** Start **

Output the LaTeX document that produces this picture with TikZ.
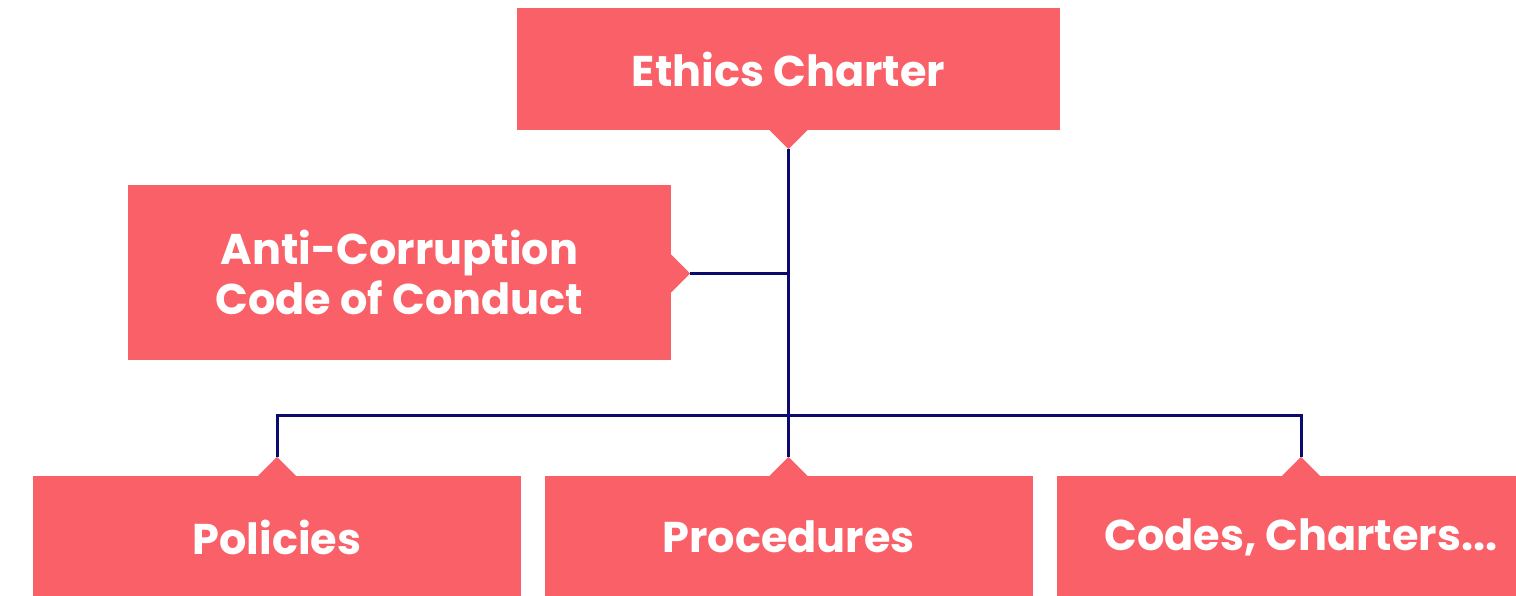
\documentclass[tikz,border=0pt]{standalone}
\usepackage{fontspec}
\setmainfont{Poppins}
\definecolor{coral}{RGB}{249,96,104}
\definecolor{navy}{RGB}{12,10,110}
\begin{document}
\begin{tikzpicture}[x=1pt,y=1pt,
  box/.style={fill=coral, text=white, font=\bfseries\fontsize{43}{50}\selectfont,
    align=center, inner sep=0pt, minimum height=122pt},
  notch/.style={fill=coral},
  link/.style={draw=navy, line width=3pt}]
\useasboundingbox (0,0) rectangle (1516,596);
\clip (0,0) rectangle (1516,596);
\node[box, minimum width=543pt] (ethics) at (788.5,527) {Ethics Charter};
\node[box, minimum width=543pt, minimum height=175pt] (anti) at (399.5,323.5) {Anti-Corruption\\Code of Conduct};
\node[box, minimum width=488pt] (pol) at (277,59) {Policies};
\node[box, minimum width=488pt] (proc) at (788.5,59) {Procedures};
\node[box, minimum width=488pt] (codes) at (1301,59) {Codes, Charters...};
% notches
\coordinate (etip) at ([yshift=-19pt]ethics.south);
\coordinate (atip) at ([xshift=19pt,yshift=-1pt]anti.east);
\coordinate (ptip) at ([yshift=19pt]pol.north);
\coordinate (rtip) at ([yshift=19pt]proc.north);
\coordinate (ctip) at ([yshift=19pt]codes.north);
\fill[notch] ([xshift=-19pt]ethics.south) -- (etip) -- ([xshift=19pt]ethics.south) -- cycle;
\fill[notch] ([yshift=-20pt]anti.east) -- (atip) -- ([yshift=18pt]anti.east) -- cycle;
\fill[notch] ([xshift=-19pt]pol.north) -- (ptip) -- ([xshift=19pt]pol.north) -- cycle;
\fill[notch] ([xshift=-19pt]proc.north) -- (rtip) -- ([xshift=19pt]proc.north) -- cycle;
\fill[notch] ([xshift=-19pt]codes.north) -- (ctip) -- ([xshift=19pt]codes.north) -- cycle;
% connectors
\coordinate (j) at (788.5,180);
\draw[link] (etip) -- (rtip);
\draw[link] (atip) -- (atip -| etip);
\draw[link] (ptip) -- (ptip |- j) -- (ctip |- j) -- (ctip);
\end{tikzpicture}
\end{document}
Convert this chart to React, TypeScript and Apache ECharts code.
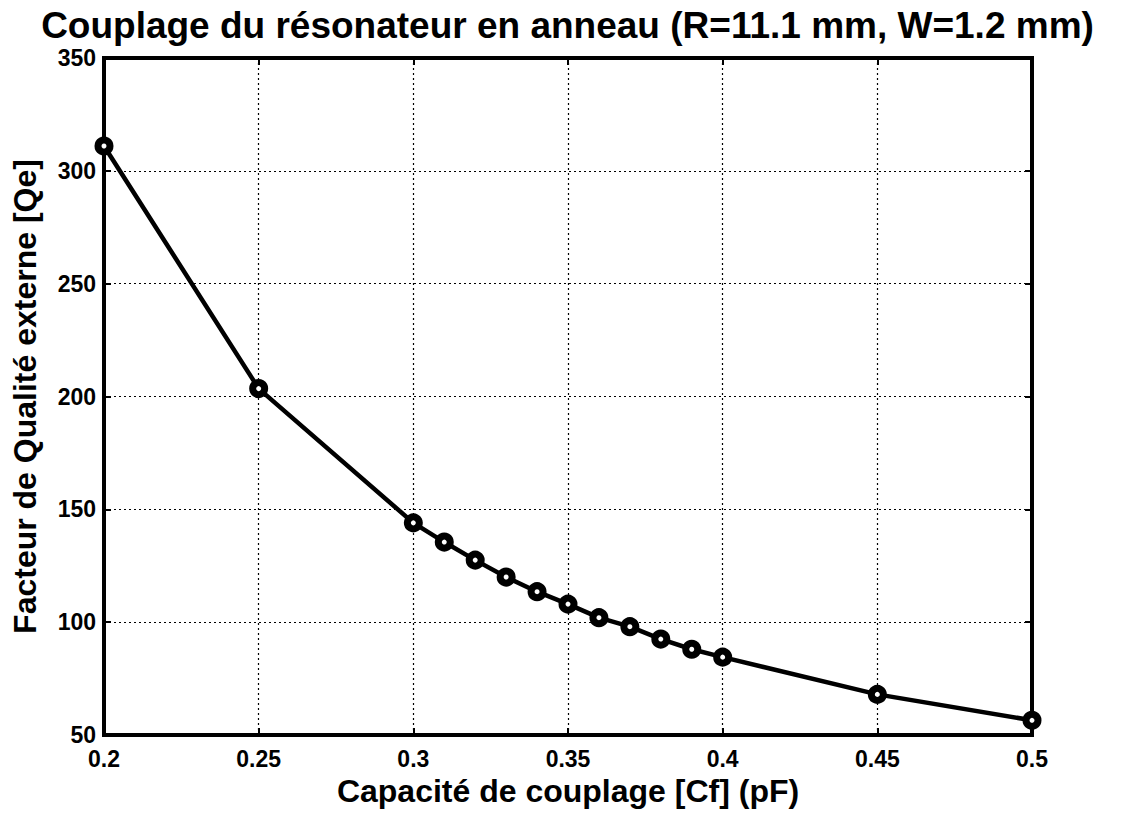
import React, { useEffect, useRef } from "react";
import * as echarts from "echarts";

const capacitance = [0.2, 0.25, 0.3, 0.31, 0.32, 0.33, 0.34, 0.35, 0.36, 0.37, 0.38, 0.39, 0.4, 0.45, 0.5];
const qualityFactor = [311, 203.5, 144, 135.5, 127.5, 120, 113.5, 108, 102, 98, 92.5, 88, 84.5, 68, 56.5];
const titleText = "Couplage du résonateur en anneau (R=11.1 mm, W=1.2 mm)";
const xName = "Capacité de couplage [Cf] (pF)";
const yName = "Facteur de Qualité externe [Qe]";

export default function App() {
  const ref = useRef<HTMLDivElement>(null);
  useEffect(() => {
    if (!ref.current) return;
    const chart = echarts.init(ref.current, null, { renderer: "svg" });
    const font = "'Liberation Sans', Arial, Helvetica, sans-serif";
    const data = capacitance.map((c, i) => [c, qualityFactor[i]]);
    const tick = { show: true, inside: true, length: 7, lineStyle: { color: "#000", width: 2 } };
    chart.setOption({
      animation: false,
      backgroundColor: "#fff",
      textStyle: { fontFamily: font, color: "#000" },
      title: {
        text: titleText,
        left: "center",
        top: 2,
        textStyle: { fontFamily: font, fontSize: 37, fontWeight: "bold", color: "#000" },
      },
      grid: {
        left: 104,
        right: 103,
        top: 58,
        bottom: 80,
        show: true,
        borderColor: "#000",
        borderWidth: 4,
        backgroundColor: "#fff",
      },
      xAxis: [
        {
          type: "value",
          min: 0.2,
          max: 0.5,
          interval: 0.05,
          name: xName,
          nameLocation: "middle",
          nameGap: 36,
          nameTextStyle: { fontFamily: font, fontSize: 32, fontWeight: "bold", color: "#000" },
          axisLine: { show: false },
          axisTick: tick,
          axisLabel: {
            fontFamily: font,
            fontSize: 23,
            fontWeight: "bold",
            color: "#000",
            margin: 12,
            formatter: (v: number) => String(Math.round(v * 100) / 100),
          },
          splitLine: { show: true, lineStyle: { color: "#000", type: [2, 3], width: 1.2 } },
        },
        {
          type: "value",
          position: "top",
          min: 0.2,
          max: 0.5,
          interval: 0.05,
          axisLine: { show: false },
          axisTick: tick,
          axisLabel: { show: false },
          splitLine: { show: false },
        },
      ],
      yAxis: [
        {
          type: "value",
          min: 50,
          max: 350,
          interval: 50,
          name: yName,
          nameLocation: "middle",
          nameGap: 63,
          nameTextStyle: { fontFamily: font, fontSize: 32, fontWeight: "bold", color: "#000" },
          axisLine: { show: false },
          axisTick: tick,
          axisLabel: { fontFamily: font, fontSize: 23, fontWeight: "bold", color: "#000", margin: 8 },
          splitLine: { show: true, lineStyle: { color: "#000", type: [2, 3], width: 1.2 } },
        },
        {
          type: "value",
          position: "right",
          min: 50,
          max: 350,
          interval: 50,
          axisLine: { show: false },
          axisTick: tick,
          axisLabel: { show: false },
          splitLine: { show: false },
        },
      ],
      series: [
        {
          type: "line",
          data,
          xAxisIndex: 0,
          yAxisIndex: 0,
          symbol: "circle",
          symbolSize: 12,
          showSymbol: true,
          lineStyle: { color: "#000", width: 4.5 },
          itemStyle: { color: "#fff", borderColor: "#000", borderWidth: 7 },
          clip: false,
          z: 5,
        },
      ],
    });
    return () => chart.dispose();
  }, []);
  return (
    <div
      ref={ref}
      style={{ position: "absolute", left: 0, top: 0, width: 1135, height: 815 }}
    />
  );
}
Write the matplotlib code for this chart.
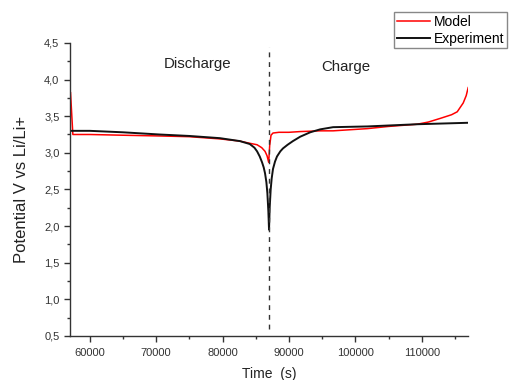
import matplotlib
matplotlib.use('Agg')
import matplotlib.pyplot as plt
from matplotlib.ticker import MultipleLocator

plt.rcParams['font.family'] = ['Liberation Sans', 'DejaVu Sans']

# model curve (red)
model_t = [57100, 57450, 60000, 65000, 70500, 75000, 79600, 82600, 84100, 85200,
           85900, 86400, 86700, 86950, 87100, 87300, 87600, 88500, 90000, 91700,
           94700, 96650, 101800, 105000, 109300, 111000, 112800, 114500, 115350,
           116250, 116700, 117000]
model_v = [3.82, 3.25, 3.25, 3.24, 3.23, 3.22, 3.19, 3.16, 3.13, 3.11,
           3.07, 3.02, 2.96, 2.87, 3.10, 3.24, 3.27, 3.28, 3.28, 3.29,
           3.30, 3.30, 3.33, 3.36, 3.39, 3.42, 3.47, 3.52, 3.56,
           3.68, 3.78, 3.89]

# experiment curve (black)
exp_t = [57300, 60000, 65000, 70500, 75000, 79600, 82600, 84100, 84800, 85200,
         85600, 85950, 86200, 86400, 86600, 86750, 86900, 87000, 87100, 87250,
         87400, 87600, 87900, 88200, 88700, 89100, 89800, 90600, 91700, 93200,
         94700, 96650, 101800, 109300, 117000]
exp_v = [3.30, 3.30, 3.28, 3.25, 3.23, 3.20, 3.16, 3.12, 3.07, 3.02,
         2.95, 2.87, 2.80, 2.72, 2.60, 2.45, 2.20, 1.95, 2.25, 2.50,
         2.65, 2.78, 2.88, 2.95, 3.02, 3.06, 3.11, 3.16, 3.22, 3.28,
         3.32, 3.35, 3.36, 3.39, 3.41]

switch_t = 87000

fig = plt.figure(figsize=(5.1, 3.8), dpi=100)
ax = fig.add_axes([0.137, 0.116, 0.781, 0.771])

ax.plot(model_t, model_v, color='#ff0000', lw=1.1, label='Model')
ax.plot(exp_t, exp_v, color='#111111', lw=1.4, label='Experiment')
ax.vlines(switch_t, 0.6, 4.45, colors='#333333', lw=1.0, linestyles=(0, (3.5, 3.5)))

ax.set_xlim(57000, 117000)
ax.set_ylim(0.5, 4.5)
ax.xaxis.set_major_locator(MultipleLocator(10000))
ax.xaxis.set_minor_locator(MultipleLocator(5000))
ax.yaxis.set_major_locator(MultipleLocator(0.5))
ax.yaxis.set_minor_locator(MultipleLocator(0.25))
ax.yaxis.set_major_formatter(plt.FuncFormatter(lambda v, p: ('%.1f' % v).replace('.', ',')))

for s in ['top', 'right']:
    ax.spines[s].set_visible(False)
for s in ['left', 'bottom']:
    ax.spines[s].set_color('#333333')
    ax.spines[s].set_linewidth(1.0)
ax.tick_params(which='major', length=4, width=1, color='#333333', labelsize=8, labelcolor='#333333')
ax.tick_params(axis='x', which='major', pad=5)
ax.tick_params(which='minor', length=2.5, width=1, color='#333333')

ax.text(76200, 4.21, 'Discharge', fontsize=10.8, color='#222222', ha='center', va='center')
ax.text(98500, 4.17, 'Charge', fontsize=10.8, color='#222222', ha='center', va='center')

ax.set_xlabel('Time  (s)', fontsize=10, color='#222222', labelpad=6)
ax.set_ylabel('Potential V vs Li/Li+', fontsize=12, color='#222222', labelpad=11)

fig.legend(loc='upper left', bbox_to_anchor=(394 / 510, 1 - 12 / 380), fontsize=10,
           frameon=True, fancybox=False, edgecolor='#888888', framealpha=1,
           handlelength=2.4, handletextpad=0.25, borderpad=0.2, labelspacing=0.2,
           borderaxespad=0)

fig.savefig('out.png', dpi=100)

** End **

> **WHAT IS ASKED**
Of the lines above, quote exactly those from the one with "Write the matplotlib code for this chart." through the one with "3.68, 3.78, 3.89]", ends included; pictures stay out.

> **TASK ANSWER**
Write the matplotlib code for this chart.
import matplotlib
matplotlib.use('Agg')
import matplotlib.pyplot as plt
from matplotlib.ticker import MultipleLocator

plt.rcParams['font.family'] = ['Liberation Sans', 'DejaVu Sans']

# model curve (red)
model_t = [57100, 57450, 60000, 65000, 70500, 75000, 79600, 82600, 84100, 85200,
           85900, 86400, 86700, 86950, 87100, 87300, 87600, 88500, 90000, 91700,
           94700, 96650, 101800, 105000, 109300, 111000, 112800, 114500, 115350,
           116250, 116700, 117000]
model_v = [3.82, 3.25, 3.25, 3.24, 3.23, 3.22, 3.19, 3.16, 3.13, 3.11,
           3.07, 3.02, 2.96, 2.87, 3.10, 3.24, 3.27, 3.28, 3.28, 3.29,
           3.30, 3.30, 3.33, 3.36, 3.39, 3.42, 3.47, 3.52, 3.56,
           3.68, 3.78, 3.89]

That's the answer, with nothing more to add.